One of the other ways in which a rooftop garden can be a benefit to both you and the surrounding environment, especially in an urban area is in creating a natural environment and wildlife habitat for the birds, bees, butterflies, and other species that struggle to co-exist with people in urban areas. While you might not want to see birds picking away at your vegetable patch, they can be welcome guests in a rooftop garden comprised of drought-tolerant plants and other shrubbery.

Not to be over looked in considering a rooftop garden is the notion of growing your own fruits, vegetables and herbs. Many different plants that produce fruit, vegetables and aromatic and therapeutic herbs are easily grown in even the smallest patches of soil. So even if you are short on space you can still enjoy the satisfaction that comes from growing the food you eat. From tomatoes and peppers to basil, oregano and parsley, you can grow enough fresh food to fill your table in the summer and can, dry or pickle for the winter. In addition, by growing your own food you can control the levels of insecticides and other harmful elements that are often found in the fruit and produce found in the grocery store.
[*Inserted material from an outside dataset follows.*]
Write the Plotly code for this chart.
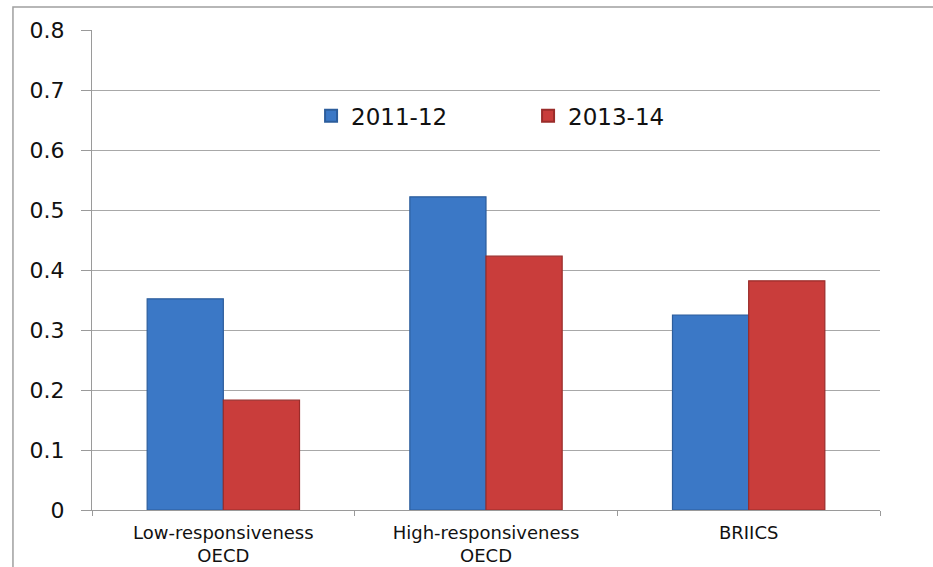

And while you might not be able to grow apples and pears on your rooftop, you can certainly have a grape vine, berry bushes and a strawberry patch that will produce an abundance of fruit for you and your family.

Rooftop gardens, once thought of as ornamental extravagances of wealthy Europeans, are now popping up all over urban America as city dwellers, property developers, and institutions discover the many benefits of using their rooftops as green space. From reducing energy consumption to growing healthy nutritious food for your family, there are many good reasons to consider putting a garden on the rooftop of your building.